START

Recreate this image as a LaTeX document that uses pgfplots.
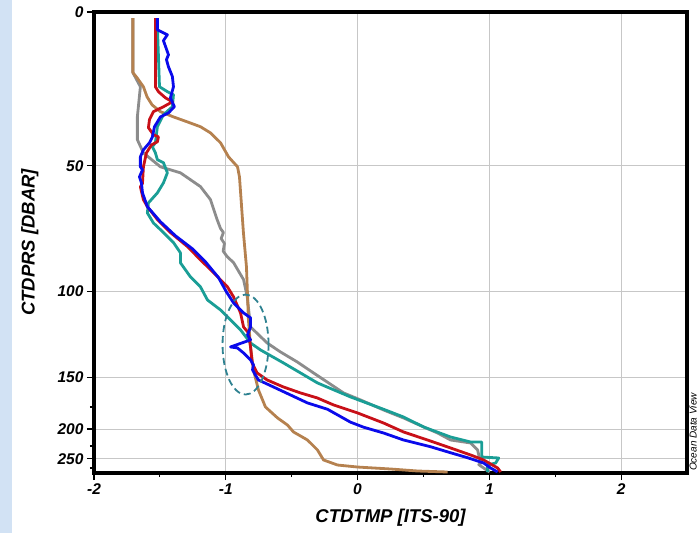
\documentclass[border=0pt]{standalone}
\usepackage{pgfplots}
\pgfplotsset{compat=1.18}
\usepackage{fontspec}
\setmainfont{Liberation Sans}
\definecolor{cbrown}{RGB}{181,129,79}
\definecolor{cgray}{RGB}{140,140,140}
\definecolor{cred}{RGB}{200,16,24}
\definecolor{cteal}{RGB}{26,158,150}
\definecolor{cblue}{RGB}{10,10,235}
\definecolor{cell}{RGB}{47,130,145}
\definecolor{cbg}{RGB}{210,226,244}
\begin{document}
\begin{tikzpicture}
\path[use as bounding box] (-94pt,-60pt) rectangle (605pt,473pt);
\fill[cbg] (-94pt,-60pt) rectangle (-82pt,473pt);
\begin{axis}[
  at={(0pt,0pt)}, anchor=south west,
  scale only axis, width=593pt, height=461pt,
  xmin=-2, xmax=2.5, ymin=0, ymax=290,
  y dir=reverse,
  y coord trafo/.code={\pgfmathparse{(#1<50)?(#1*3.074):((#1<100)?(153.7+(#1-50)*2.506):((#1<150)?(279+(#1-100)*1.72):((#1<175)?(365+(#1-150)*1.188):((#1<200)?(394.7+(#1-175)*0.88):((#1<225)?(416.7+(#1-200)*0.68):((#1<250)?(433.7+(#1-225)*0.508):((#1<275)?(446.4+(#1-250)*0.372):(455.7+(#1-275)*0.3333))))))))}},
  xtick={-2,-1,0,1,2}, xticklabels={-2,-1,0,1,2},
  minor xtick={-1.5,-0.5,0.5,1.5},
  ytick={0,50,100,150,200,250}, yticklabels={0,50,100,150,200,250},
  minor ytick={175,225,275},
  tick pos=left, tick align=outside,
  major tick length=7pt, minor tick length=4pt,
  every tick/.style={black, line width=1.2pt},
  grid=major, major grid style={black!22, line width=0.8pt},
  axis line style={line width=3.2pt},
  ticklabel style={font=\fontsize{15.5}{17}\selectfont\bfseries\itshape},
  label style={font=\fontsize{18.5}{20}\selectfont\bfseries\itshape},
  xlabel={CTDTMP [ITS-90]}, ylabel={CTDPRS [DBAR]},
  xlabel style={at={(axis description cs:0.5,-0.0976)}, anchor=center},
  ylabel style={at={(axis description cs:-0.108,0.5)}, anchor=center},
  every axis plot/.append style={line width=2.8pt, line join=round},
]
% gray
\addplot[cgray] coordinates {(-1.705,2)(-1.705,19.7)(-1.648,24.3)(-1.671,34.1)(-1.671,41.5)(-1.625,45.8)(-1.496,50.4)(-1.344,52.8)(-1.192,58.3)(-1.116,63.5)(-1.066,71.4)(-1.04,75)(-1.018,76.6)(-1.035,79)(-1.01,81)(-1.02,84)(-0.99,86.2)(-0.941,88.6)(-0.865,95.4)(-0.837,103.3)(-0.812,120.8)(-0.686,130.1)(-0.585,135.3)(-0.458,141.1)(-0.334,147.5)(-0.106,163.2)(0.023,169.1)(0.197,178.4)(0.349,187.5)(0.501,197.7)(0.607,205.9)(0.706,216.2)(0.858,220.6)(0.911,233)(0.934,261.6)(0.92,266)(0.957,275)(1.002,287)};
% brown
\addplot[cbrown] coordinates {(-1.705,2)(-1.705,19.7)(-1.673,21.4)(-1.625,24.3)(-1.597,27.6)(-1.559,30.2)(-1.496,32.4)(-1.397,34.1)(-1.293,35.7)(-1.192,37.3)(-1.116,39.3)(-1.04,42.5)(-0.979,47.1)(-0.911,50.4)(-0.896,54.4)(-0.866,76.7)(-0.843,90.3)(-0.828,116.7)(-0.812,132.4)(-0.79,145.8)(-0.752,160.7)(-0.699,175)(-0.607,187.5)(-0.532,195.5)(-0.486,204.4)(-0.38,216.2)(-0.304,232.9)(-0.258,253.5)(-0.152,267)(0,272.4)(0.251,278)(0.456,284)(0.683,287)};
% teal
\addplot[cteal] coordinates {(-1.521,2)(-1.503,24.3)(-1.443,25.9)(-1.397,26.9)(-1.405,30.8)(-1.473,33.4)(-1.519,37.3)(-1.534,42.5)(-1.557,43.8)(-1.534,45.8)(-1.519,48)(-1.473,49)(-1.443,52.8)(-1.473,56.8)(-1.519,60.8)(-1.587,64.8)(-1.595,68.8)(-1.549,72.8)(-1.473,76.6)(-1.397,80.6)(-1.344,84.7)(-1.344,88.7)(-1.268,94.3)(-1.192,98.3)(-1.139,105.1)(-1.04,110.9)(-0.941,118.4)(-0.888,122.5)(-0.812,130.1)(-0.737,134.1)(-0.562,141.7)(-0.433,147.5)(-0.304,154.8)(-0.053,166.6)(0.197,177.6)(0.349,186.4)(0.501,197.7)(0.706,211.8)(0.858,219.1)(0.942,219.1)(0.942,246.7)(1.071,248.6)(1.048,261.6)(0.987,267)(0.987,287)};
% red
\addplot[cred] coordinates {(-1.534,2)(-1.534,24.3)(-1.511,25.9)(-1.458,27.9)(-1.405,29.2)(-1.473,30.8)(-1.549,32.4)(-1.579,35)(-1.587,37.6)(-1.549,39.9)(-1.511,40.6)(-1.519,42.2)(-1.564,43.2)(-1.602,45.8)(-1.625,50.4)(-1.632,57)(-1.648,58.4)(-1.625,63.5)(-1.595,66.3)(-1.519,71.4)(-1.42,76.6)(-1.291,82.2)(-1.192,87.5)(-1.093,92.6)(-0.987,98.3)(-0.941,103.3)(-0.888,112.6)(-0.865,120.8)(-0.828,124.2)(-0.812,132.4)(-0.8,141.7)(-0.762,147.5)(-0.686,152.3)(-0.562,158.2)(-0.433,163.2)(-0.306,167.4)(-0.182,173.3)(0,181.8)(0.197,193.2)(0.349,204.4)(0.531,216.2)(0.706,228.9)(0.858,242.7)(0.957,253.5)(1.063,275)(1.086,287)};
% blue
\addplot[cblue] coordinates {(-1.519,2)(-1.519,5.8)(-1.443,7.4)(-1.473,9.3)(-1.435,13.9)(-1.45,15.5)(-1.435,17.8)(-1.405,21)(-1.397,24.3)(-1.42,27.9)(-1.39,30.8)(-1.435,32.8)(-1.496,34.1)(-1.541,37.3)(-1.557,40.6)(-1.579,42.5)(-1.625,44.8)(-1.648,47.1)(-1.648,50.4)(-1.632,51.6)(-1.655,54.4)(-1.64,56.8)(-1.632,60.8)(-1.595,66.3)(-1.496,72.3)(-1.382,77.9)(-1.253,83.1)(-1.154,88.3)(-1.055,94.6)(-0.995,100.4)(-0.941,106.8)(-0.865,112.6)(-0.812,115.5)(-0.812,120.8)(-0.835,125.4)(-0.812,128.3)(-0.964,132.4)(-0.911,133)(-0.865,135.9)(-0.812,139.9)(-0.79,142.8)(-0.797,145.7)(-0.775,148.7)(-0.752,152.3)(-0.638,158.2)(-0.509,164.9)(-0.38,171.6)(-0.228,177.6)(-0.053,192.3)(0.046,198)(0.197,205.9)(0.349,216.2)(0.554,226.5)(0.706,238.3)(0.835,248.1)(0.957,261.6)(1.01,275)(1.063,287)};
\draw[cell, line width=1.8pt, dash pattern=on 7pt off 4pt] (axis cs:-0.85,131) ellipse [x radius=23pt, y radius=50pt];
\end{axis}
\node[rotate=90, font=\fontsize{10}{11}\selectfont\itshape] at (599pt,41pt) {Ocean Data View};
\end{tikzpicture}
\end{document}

END

* Short task: Produce an exact copy of each line of data, skipping embedded images.

* In response:
Recreate this image as a LaTeX document that uses pgfplots.
\documentclass[border=0pt]{standalone}
\usepackage{pgfplots}
\pgfplotsset{compat=1.18}
\usepackage{fontspec}
\setmainfont{Liberation Sans}
\definecolor{cbrown}{RGB}{181,129,79}
\definecolor{cgray}{RGB}{140,140,140}
\definecolor{cred}{RGB}{200,16,24}
\definecolor{cteal}{RGB}{26,158,150}
\definecolor{cblue}{RGB}{10,10,235}
\definecolor{cell}{RGB}{47,130,145}
\definecolor{cbg}{RGB}{210,226,244}
\begin{document}
\begin{tikzpicture}
\path[use as bounding box] (-94pt,-60pt) rectangle (605pt,473pt);
\fill[cbg] (-94pt,-60pt) rectangle (-82pt,473pt);
\begin{axis}[
  at={(0pt,0pt)}, anchor=south west,
  scale only axis, width=593pt, height=461pt,
  xmin=-2, xmax=2.5, ymin=0, ymax=290,
  y dir=reverse,
  y coord trafo/.code={\pgfmathparse{(#1<50)?(#1*3.074):((#1<100)?(153.7+(#1-50)*2.506):((#1<150)?(279+(#1-100)*1.72):((#1<175)?(365+(#1-150)*1.188):((#1<200)?(394.7+(#1-175)*0.88):((#1<225)?(416.7+(#1-200)*0.68):((#1<250)?(433.7+(#1-225)*0.508):((#1<275)?(446.4+(#1-250)*0.372):(455.7+(#1-275)*0.3333))))))))}},
  xtick={-2,-1,0,1,2}, xticklabels={-2,-1,0,1,2},
  minor xtick={-1.5,-0.5,0.5,1.5},
  ytick={0,50,100,150,200,250}, yticklabels={0,50,100,150,200,250},
  minor ytick={175,225,275},
  tick pos=left, tick align=outside,
  major tick length=7pt, minor tick length=4pt,
  every tick/.style={black, line width=1.2pt},
  grid=major, major grid style={black!22, line width=0.8pt},
  axis line style={line width=3.2pt},
  ticklabel style={font=\fontsize{15.5}{17}\selectfont\bfseries\itshape},
  label style={font=\fontsize{18.5}{20}\selectfont\bfseries\itshape},
  xlabel={CTDTMP [ITS-90]}, ylabel={CTDPRS [DBAR]},
  xlabel style={at={(axis description cs:0.5,-0.0976)}, anchor=center},
  ylabel style={at={(axis description cs:-0.108,0.5)}, anchor=center},
  every axis plot/.append style={line width=2.8pt, line join=round},
]
% gray
\addplot[cgray] coordinates {(-1.705,2)(-1.705,19.7)(-1.648,24.3)(-1.671,34.1)(-1.671,41.5)(-1.625,45.8)(-1.496,50.4)(-1.344,52.8)(-1.192,58.3)(-1.116,63.5)(-1.066,71.4)(-1.04,75)(-1.018,76.6)(-1.035,79)(-1.01,81)(-1.02,84)(-0.99,86.2)(-0.941,88.6)(-0.865,95.4)(-0.837,103.3)(-0.812,120.8)(-0.686,130.1)(-0.585,135.3)(-0.458,141.1)(-0.334,147.5)(-0.106,163.2)(0.023,169.1)(0.197,178.4)(0.349,187.5)(0.501,197.7)(0.607,205.9)(0.706,216.2)(0.858,220.6)(0.911,233)(0.934,261.6)(0.92,266)(0.957,275)(1.002,287)};
% brown
\addplot[cbrown] coordinates {(-1.705,2)(-1.705,19.7)(-1.673,21.4)(-1.625,24.3)(-1.597,27.6)(-1.559,30.2)(-1.496,32.4)(-1.397,34.1)(-1.293,35.7)(-1.192,37.3)(-1.116,39.3)(-1.04,42.5)(-0.979,47.1)(-0.911,50.4)(-0.896,54.4)(-0.866,76.7)(-0.843,90.3)(-0.828,116.7)(-0.812,132.4)(-0.79,145.8)(-0.752,160.7)(-0.699,175)(-0.607,187.5)(-0.532,195.5)(-0.486,204.4)(-0.38,216.2)(-0.304,232.9)(-0.258,253.5)(-0.152,267)(0,272.4)(0.251,278)(0.456,284)(0.683,287)};
% teal
\addplot[cteal] coordinates {(-1.521,2)(-1.503,24.3)(-1.443,25.9)(-1.397,26.9)(-1.405,30.8)(-1.473,33.4)(-1.519,37.3)(-1.534,42.5)(-1.557,43.8)(-1.534,45.8)(-1.519,48)(-1.473,49)(-1.443,52.8)(-1.473,56.8)(-1.519,60.8)(-1.587,64.8)(-1.595,68.8)(-1.549,72.8)(-1.473,76.6)(-1.397,80.6)(-1.344,84.7)(-1.344,88.7)(-1.268,94.3)(-1.192,98.3)(-1.139,105.1)(-1.04,110.9)(-0.941,118.4)(-0.888,122.5)(-0.812,130.1)(-0.737,134.1)(-0.562,141.7)(-0.433,147.5)(-0.304,154.8)(-0.053,166.6)(0.197,177.6)(0.349,186.4)(0.501,197.7)(0.706,211.8)(0.858,219.1)(0.942,219.1)(0.942,246.7)(1.071,248.6)(1.048,261.6)(0.987,267)(0.987,287)};
% red
\addplot[cred] coordinates {(-1.534,2)(-1.534,24.3)(-1.511,25.9)(-1.458,27.9)(-1.405,29.2)(-1.473,30.8)(-1.549,32.4)(-1.579,35)(-1.587,37.6)(-1.549,39.9)(-1.511,40.6)(-1.519,42.2)(-1.564,43.2)(-1.602,45.8)(-1.625,50.4)(-1.632,57)(-1.648,58.4)(-1.625,63.5)(-1.595,66.3)(-1.519,71.4)(-1.42,76.6)(-1.291,82.2)(-1.192,87.5)(-1.093,92.6)(-0.987,98.3)(-0.941,103.3)(-0.888,112.6)(-0.865,120.8)(-0.828,124.2)(-0.812,132.4)(-0.8,141.7)(-0.762,147.5)(-0.686,152.3)(-0.562,158.2)(-0.433,163.2)(-0.306,167.4)(-0.182,173.3)(0,181.8)(0.197,193.2)(0.349,204.4)(0.531,216.2)(0.706,228.9)(0.858,242.7)(0.957,253.5)(1.063,275)(1.086,287)};
% blue
\addplot[cblue] coordinates {(-1.519,2)(-1.519,5.8)(-1.443,7.4)(-1.473,9.3)(-1.435,13.9)(-1.45,15.5)(-1.435,17.8)(-1.405,21)(-1.397,24.3)(-1.42,27.9)(-1.39,30.8)(-1.435,32.8)(-1.496,34.1)(-1.541,37.3)(-1.557,40.6)(-1.579,42.5)(-1.625,44.8)(-1.648,47.1)(-1.648,50.4)(-1.632,51.6)(-1.655,54.4)(-1.64,56.8)(-1.632,60.8)(-1.595,66.3)(-1.496,72.3)(-1.382,77.9)(-1.253,83.1)(-1.154,88.3)(-1.055,94.6)(-0.995,100.4)(-0.941,106.8)(-0.865,112.6)(-0.812,115.5)(-0.812,120.8)(-0.835,125.4)(-0.812,128.3)(-0.964,132.4)(-0.911,133)(-0.865,135.9)(-0.812,139.9)(-0.79,142.8)(-0.797,145.7)(-0.775,148.7)(-0.752,152.3)(-0.638,158.2)(-0.509,164.9)(-0.38,171.6)(-0.228,177.6)(-0.053,192.3)(0.046,198)(0.197,205.9)(0.349,216.2)(0.554,226.5)(0.706,238.3)(0.835,248.1)(0.957,261.6)(1.01,275)(1.063,287)};
\draw[cell, line width=1.8pt, dash pattern=on 7pt off 4pt] (axis cs:-0.85,131) ellipse [x radius=23pt, y radius=50pt];
\end{axis}
\node[rotate=90, font=\fontsize{10}{11}\selectfont\itshape] at (599pt,41pt) {Ocean Data View};
\end{tikzpicture}
\end{document}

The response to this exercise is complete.